On virtually any topic, I can fire up my browser, click on Google, type in a query and find useful information that resides on websites around the world. Why can’t we do the same inside our enterprises?
Search is a black hole inside organizations. With the growing amount of data that corporations now have access to through repositories, archives, files, e-mail, desktops, mobile devices, cloud-based services, social media and more, nearly every company has Big Data. Petabytes is the norm and we’re now learning new words like exabytes and zetabytes. How can we make all of this data useful to running our businesses?
The dirty little secret right now is that we’re actually more concerned with how to hide it than mine it.
That’s because nearly all attempts to provide solutions for big data have taken the wrong approach to solving the problem. That is: closed platforms that try to move, store, temporarily copy or even create new repositories for all of your information that you will have ONE place to look.
The market is littered with solutions that are vendor-centric right now. The vendor thinking is that if they can get all of your data in one place, they will own control and access to your data will be done on their terms. We see examples of this kind of philosophy from big platforms like Autonomy, new solutions like Splunk and MarkLogic; even point application products for hot markets like eDiscovery (ala Clearwell). All of these environments provide search capabilities but only AFTER you’ve either reduced it to a workable subset or moved into a repository they can control. Their philosophy?
He who owns the data wins!
The problem with this approach is two-fold:
- It doesn’t work. There is simply no way to move petabytes of data under one roof so something is ALWAYS missing in the solution. Today, that missing number is an astounding 80%+ of unstructured data. Imagine Google providing answers with only 20% of the sites referenced.
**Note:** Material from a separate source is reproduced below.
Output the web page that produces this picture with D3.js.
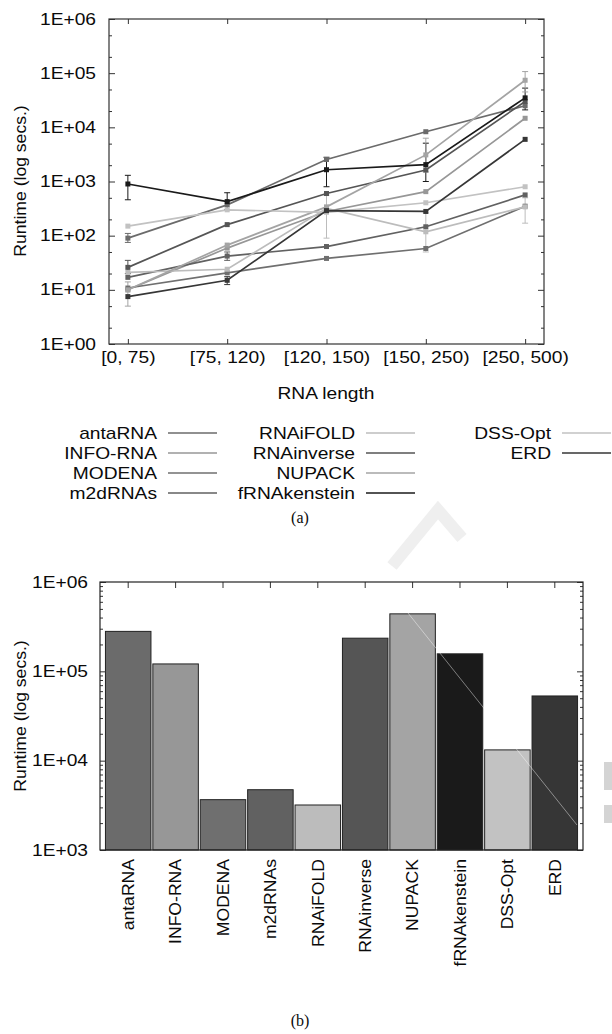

- It’s a bad strategy for IT. Getting locked in means you’ve lost control of your data and made a very big bet on one vendor. For such a vital corporate asset, that’s a pretty big bet. Imagine only relying on Yahoo for access to information across the Internet.
To truly deliver a Google-like solution for the Enterprise, solution providers need to take an approach that is more open, fast to activate and based on a real-time (or near real-time) analysis of all of your data sources. It’s a very hard problem to be solved as it requires integration to information sources that are non-standard—you are literally dealing with ‘millions of moving parts’ in the equation (see Tom Bishop’s post on this). The web is actually simpler as the standards have evolved to make the sources more standardized for searching.
The key aspect of delivering an enterprise-ready solution that works like Google is to leave the data alone where it lives and use the search solution to tap into it and discover relevance. We are almost at the tipping point of having mature enough technologies addressing this problem to see a Google emerge. Focus on the approach and architecture to find yours.